PROBLEM DESCRIPTION →
Pick out the lines below that contain the string "chart" and copy them all.

^^^^^^^^

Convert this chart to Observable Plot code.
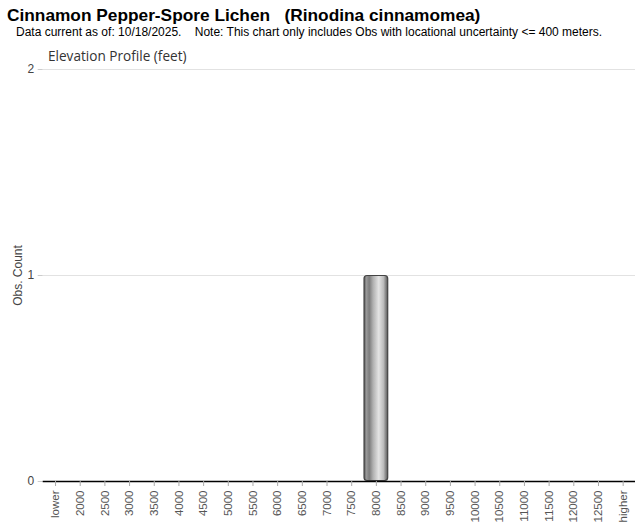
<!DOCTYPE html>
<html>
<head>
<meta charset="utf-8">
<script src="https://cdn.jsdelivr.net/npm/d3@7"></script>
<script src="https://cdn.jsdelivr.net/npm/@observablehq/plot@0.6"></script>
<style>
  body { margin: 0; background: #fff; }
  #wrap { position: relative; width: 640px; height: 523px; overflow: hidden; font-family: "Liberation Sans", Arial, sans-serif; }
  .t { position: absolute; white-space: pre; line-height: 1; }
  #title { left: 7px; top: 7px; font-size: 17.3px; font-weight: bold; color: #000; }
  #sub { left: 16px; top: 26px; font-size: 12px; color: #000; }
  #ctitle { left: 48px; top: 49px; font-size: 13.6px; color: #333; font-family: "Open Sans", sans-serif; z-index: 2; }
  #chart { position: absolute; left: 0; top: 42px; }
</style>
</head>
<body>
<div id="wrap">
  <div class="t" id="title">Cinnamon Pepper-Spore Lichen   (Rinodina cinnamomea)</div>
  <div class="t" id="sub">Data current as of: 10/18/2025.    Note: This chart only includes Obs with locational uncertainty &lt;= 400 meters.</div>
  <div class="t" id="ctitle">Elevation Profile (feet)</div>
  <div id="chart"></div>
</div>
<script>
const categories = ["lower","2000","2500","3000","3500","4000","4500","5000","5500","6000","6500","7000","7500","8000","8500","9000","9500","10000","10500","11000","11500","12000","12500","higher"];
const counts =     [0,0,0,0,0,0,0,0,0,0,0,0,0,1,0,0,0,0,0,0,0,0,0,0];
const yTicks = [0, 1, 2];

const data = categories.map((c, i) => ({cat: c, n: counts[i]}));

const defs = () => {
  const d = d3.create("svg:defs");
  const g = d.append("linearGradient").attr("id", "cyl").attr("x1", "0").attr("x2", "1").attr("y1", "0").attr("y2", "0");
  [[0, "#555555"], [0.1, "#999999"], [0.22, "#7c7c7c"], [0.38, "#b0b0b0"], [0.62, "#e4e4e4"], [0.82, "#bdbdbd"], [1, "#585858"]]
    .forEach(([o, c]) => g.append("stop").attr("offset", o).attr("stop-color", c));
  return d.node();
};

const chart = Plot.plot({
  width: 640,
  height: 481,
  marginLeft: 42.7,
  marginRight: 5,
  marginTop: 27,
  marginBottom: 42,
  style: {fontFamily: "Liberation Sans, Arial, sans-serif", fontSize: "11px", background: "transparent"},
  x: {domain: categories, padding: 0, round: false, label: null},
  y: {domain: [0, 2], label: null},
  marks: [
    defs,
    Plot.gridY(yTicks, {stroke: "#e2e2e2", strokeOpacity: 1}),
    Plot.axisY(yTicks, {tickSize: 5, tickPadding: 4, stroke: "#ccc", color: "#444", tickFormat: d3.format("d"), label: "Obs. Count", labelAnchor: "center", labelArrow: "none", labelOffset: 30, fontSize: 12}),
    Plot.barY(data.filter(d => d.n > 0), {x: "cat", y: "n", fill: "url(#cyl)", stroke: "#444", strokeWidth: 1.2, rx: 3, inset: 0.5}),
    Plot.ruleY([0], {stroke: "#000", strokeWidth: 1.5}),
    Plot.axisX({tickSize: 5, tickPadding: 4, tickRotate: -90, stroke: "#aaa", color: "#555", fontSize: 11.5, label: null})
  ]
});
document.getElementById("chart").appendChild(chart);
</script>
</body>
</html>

^^^^^^^^

TASK ANSWER →
Convert this chart to Observable Plot code.
  #chart { position: absolute; left: 0; top: 42px; }
  <div class="t" id="sub">Data current as of: 10/18/2025.    Note: This chart only includes Obs with locational uncertainty &lt;= 400 meters.</div>
  <div id="chart"></div>
const chart = Plot.plot({
document.getElementById("chart").appendChild(chart);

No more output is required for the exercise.